**Task**
Scan the data below. Pull out each line where "this" occurs.

**Material provided**
---+---

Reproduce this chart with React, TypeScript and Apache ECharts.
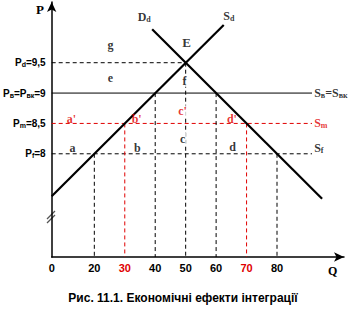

---+---

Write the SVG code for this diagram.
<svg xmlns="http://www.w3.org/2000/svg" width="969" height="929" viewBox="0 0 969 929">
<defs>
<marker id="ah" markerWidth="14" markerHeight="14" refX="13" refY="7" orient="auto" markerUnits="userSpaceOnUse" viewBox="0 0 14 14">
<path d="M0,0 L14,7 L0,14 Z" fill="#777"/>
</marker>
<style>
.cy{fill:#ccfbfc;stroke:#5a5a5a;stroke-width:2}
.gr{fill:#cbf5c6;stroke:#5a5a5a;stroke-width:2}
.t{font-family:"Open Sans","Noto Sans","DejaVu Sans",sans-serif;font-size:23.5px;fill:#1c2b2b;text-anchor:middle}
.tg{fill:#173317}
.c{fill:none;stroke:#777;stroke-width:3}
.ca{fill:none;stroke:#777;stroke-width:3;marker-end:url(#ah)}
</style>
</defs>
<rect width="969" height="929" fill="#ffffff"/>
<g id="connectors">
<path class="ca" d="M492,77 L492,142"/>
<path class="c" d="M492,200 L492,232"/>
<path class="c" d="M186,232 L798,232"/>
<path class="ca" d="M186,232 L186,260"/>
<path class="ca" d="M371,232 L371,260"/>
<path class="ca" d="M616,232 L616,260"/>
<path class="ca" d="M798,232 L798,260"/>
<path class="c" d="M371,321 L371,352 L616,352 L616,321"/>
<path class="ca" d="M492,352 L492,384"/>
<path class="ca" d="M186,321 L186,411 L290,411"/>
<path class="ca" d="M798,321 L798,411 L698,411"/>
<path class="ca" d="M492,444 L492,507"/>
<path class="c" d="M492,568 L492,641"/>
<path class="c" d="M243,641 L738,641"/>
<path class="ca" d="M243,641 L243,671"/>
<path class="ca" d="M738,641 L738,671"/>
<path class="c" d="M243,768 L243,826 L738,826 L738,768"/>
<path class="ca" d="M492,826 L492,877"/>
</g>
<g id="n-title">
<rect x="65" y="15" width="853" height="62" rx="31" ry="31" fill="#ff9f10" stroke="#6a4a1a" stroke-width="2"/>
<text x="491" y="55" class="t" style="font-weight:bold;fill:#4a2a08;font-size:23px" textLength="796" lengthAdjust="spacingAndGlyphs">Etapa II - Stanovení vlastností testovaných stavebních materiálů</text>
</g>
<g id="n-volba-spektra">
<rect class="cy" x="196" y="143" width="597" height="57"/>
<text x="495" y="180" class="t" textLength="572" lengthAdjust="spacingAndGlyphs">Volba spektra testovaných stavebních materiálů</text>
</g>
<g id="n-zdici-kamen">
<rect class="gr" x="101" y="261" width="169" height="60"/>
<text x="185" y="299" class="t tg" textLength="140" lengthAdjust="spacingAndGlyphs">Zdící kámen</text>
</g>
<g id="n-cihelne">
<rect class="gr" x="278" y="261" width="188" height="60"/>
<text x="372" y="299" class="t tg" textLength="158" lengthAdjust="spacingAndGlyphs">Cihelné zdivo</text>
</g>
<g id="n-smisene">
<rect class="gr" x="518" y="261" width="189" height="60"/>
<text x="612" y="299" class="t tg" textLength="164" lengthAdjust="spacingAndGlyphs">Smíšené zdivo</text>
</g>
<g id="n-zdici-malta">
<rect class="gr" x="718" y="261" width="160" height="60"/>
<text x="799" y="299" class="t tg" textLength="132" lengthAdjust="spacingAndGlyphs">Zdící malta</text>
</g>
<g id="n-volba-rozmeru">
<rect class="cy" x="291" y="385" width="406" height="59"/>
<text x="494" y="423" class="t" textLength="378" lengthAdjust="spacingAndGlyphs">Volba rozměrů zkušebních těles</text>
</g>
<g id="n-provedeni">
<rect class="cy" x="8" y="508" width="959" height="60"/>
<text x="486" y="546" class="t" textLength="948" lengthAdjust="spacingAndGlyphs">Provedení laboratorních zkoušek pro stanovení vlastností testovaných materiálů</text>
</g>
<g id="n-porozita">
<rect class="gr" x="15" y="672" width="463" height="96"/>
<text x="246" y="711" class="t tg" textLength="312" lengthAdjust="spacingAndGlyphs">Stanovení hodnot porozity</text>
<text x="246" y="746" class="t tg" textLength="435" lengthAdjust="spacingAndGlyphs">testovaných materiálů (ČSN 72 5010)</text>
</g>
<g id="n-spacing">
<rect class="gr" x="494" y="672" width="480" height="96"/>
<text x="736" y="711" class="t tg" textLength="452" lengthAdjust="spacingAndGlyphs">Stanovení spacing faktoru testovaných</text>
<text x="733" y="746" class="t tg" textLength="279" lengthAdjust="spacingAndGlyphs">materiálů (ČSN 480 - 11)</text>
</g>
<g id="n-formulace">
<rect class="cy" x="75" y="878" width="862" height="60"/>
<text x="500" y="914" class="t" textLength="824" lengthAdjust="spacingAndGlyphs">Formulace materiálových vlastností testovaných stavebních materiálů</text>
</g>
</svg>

---+---

**Exercise solution**
Reproduce this chart with React, TypeScript and Apache ECharts.
Write the SVG code for this diagram.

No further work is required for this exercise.